(Rows from a dataset of charts and code)
------
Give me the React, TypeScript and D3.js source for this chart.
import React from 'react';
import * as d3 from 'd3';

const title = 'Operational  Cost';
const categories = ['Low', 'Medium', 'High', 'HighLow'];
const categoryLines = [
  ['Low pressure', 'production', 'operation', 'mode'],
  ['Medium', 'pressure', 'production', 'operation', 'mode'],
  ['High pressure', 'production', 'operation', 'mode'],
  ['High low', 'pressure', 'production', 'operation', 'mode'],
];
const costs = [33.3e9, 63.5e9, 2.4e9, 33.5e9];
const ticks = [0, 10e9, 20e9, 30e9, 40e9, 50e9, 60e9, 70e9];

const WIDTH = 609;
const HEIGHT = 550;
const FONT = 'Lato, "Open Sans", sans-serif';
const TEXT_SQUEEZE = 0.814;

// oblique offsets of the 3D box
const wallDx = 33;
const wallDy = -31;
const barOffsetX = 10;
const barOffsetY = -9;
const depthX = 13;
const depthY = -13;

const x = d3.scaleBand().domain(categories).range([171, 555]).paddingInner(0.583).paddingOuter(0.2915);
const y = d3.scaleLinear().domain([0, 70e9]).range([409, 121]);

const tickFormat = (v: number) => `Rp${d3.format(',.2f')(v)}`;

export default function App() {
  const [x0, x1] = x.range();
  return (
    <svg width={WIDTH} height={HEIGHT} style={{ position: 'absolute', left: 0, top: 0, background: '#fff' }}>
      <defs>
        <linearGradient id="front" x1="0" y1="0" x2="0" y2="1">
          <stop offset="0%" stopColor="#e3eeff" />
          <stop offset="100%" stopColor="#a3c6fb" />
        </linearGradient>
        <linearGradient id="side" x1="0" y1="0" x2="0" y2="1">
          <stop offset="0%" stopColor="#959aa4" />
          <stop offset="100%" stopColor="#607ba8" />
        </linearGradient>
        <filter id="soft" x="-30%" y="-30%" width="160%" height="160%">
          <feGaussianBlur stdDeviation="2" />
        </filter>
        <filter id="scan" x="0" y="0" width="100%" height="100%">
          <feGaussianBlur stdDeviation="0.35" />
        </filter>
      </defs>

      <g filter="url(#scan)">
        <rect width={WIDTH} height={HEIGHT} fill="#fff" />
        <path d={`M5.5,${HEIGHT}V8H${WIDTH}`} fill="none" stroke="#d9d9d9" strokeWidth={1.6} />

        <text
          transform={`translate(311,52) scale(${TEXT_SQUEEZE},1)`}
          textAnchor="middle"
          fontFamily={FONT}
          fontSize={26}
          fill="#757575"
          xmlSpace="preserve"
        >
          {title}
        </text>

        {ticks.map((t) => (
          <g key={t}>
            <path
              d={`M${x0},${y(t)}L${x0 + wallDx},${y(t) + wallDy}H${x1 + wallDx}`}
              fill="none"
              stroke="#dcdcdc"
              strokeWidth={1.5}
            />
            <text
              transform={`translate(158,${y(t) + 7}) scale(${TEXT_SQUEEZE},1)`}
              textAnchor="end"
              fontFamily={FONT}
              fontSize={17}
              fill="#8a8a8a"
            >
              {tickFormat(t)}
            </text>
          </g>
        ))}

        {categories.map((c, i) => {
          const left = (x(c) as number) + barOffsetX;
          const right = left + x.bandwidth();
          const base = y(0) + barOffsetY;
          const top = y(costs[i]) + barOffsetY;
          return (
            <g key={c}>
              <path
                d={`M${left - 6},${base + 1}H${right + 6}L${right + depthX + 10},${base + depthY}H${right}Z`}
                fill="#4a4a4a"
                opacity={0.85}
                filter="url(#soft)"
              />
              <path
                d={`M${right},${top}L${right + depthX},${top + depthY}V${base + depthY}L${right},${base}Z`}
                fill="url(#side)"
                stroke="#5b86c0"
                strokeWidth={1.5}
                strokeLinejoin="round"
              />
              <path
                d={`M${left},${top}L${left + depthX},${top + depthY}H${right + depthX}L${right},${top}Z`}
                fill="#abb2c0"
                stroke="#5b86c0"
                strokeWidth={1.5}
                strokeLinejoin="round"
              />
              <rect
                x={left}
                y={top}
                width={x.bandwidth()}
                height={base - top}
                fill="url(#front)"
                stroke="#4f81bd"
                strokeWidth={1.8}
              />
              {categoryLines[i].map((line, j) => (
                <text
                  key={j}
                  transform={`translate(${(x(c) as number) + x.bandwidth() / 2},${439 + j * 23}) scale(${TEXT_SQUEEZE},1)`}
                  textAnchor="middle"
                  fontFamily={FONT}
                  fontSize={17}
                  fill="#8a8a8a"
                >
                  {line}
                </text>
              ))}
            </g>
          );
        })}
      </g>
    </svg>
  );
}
------
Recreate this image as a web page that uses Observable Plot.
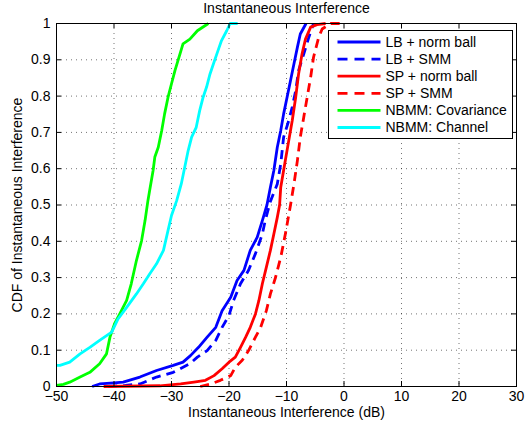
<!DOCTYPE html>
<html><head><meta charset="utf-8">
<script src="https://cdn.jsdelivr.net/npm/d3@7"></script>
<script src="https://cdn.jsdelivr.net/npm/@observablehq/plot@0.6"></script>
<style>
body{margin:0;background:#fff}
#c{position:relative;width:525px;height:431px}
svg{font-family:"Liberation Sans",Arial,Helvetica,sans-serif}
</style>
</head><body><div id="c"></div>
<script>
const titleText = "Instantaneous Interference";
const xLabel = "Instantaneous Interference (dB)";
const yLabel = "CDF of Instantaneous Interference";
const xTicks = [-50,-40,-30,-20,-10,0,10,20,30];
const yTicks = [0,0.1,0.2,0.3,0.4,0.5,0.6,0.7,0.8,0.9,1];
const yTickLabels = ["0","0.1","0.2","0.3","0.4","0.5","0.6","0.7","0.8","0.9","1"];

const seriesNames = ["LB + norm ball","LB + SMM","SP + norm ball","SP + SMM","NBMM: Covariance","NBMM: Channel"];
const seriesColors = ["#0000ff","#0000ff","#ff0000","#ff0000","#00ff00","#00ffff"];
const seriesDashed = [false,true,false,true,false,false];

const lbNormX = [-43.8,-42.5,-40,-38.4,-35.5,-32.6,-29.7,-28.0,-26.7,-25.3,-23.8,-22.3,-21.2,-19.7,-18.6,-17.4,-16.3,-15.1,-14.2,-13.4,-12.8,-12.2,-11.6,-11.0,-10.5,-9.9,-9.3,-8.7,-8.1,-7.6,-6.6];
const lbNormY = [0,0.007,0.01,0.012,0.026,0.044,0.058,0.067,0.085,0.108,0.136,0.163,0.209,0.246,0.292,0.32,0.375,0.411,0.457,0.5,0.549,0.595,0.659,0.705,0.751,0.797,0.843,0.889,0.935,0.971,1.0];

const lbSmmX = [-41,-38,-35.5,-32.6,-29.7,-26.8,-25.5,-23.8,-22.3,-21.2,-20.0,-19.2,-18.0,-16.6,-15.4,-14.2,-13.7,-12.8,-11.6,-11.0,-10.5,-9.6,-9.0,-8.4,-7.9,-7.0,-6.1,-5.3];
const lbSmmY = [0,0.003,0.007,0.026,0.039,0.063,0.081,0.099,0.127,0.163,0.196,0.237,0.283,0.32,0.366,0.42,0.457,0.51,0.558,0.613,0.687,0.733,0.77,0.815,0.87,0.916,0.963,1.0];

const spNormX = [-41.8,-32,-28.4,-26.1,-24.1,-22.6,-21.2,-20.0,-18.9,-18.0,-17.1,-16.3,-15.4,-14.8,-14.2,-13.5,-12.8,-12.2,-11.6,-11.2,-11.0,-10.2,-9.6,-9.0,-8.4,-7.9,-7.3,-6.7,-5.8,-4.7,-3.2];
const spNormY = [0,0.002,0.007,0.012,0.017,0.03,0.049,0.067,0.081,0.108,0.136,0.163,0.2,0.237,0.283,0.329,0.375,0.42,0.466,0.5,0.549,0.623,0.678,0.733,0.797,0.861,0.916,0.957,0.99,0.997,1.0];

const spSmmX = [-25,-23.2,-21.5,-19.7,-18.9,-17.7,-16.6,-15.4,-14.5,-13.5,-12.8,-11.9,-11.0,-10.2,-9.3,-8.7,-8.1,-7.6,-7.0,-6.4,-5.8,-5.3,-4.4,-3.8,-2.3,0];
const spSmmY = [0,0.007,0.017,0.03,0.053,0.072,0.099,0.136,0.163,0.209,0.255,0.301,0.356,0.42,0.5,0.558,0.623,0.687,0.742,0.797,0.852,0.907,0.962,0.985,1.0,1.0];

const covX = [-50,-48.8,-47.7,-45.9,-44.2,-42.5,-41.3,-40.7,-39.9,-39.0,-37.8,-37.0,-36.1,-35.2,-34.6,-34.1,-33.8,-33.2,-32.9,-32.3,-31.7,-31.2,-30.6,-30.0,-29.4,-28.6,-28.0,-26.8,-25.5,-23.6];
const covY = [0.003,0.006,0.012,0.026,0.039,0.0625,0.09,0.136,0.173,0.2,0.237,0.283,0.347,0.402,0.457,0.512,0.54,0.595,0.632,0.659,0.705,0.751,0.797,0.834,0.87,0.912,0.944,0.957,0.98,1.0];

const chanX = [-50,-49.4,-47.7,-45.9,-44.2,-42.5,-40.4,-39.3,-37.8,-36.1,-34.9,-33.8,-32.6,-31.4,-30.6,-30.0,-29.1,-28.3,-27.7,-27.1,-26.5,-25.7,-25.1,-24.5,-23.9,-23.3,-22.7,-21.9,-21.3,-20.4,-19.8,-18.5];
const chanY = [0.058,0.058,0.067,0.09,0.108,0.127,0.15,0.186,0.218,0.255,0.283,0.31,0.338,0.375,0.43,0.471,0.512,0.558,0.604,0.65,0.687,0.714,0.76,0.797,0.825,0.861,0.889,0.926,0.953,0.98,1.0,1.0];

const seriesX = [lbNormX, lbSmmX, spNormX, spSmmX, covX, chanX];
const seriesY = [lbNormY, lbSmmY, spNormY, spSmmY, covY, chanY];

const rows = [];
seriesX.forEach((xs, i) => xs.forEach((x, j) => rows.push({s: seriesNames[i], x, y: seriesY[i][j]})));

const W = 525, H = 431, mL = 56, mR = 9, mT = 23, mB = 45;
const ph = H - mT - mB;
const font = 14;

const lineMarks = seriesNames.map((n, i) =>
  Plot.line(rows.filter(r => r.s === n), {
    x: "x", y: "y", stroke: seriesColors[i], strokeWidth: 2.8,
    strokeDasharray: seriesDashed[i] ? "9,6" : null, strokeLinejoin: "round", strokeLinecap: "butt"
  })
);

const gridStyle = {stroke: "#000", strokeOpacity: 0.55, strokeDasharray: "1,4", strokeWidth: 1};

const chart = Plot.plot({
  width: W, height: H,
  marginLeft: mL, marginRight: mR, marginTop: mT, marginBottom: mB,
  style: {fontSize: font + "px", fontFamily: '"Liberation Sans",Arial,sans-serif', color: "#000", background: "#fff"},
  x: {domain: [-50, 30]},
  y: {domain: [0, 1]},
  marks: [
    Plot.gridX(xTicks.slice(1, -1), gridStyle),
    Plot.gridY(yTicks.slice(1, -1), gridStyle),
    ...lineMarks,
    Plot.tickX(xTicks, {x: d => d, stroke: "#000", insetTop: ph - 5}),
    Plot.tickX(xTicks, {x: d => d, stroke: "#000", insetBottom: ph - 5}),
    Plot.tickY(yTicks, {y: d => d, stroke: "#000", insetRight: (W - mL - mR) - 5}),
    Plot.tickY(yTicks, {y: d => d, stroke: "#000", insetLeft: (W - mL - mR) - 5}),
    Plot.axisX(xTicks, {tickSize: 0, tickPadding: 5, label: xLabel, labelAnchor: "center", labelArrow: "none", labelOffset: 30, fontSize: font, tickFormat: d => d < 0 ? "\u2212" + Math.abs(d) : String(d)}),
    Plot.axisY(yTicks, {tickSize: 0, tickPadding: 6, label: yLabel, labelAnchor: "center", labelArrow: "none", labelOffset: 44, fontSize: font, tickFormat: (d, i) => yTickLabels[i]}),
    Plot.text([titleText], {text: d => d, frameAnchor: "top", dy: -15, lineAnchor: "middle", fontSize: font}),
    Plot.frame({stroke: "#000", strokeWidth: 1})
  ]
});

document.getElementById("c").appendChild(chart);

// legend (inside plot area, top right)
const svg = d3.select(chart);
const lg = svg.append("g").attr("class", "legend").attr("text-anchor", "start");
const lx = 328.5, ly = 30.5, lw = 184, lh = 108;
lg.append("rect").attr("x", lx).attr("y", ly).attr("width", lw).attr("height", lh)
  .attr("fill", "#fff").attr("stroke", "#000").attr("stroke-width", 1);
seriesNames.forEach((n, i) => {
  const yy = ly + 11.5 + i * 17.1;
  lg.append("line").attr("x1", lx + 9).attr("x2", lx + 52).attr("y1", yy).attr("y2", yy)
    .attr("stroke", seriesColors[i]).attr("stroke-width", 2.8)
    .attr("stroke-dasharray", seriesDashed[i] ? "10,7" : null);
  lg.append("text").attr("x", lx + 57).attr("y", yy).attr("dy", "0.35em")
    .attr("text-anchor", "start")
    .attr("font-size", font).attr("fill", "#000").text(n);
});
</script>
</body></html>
------
=== YOUR GOAL ===
From the records above, retype only the lines starting at the line that contains "Give me the" and ending at the line that contains "const TEXT_SQUEEZE = 0.814;", both included.

=== FINAL RESULT ===
Give me the React, TypeScript and D3.js source for this chart.
import React from 'react';
import * as d3 from 'd3';

const title = 'Operational  Cost';
const categories = ['Low', 'Medium', 'High', 'HighLow'];
const categoryLines = [
  ['Low pressure', 'production', 'operation', 'mode'],
  ['Medium', 'pressure', 'production', 'operation', 'mode'],
  ['High pressure', 'production', 'operation', 'mode'],
  ['High low', 'pressure', 'production', 'operation', 'mode'],
];
const costs = [33.3e9, 63.5e9, 2.4e9, 33.5e9];
const ticks = [0, 10e9, 20e9, 30e9, 40e9, 50e9, 60e9, 70e9];

const WIDTH = 609;
const HEIGHT = 550;
const FONT = 'Lato, "Open Sans", sans-serif';
const TEXT_SQUEEZE = 0.814;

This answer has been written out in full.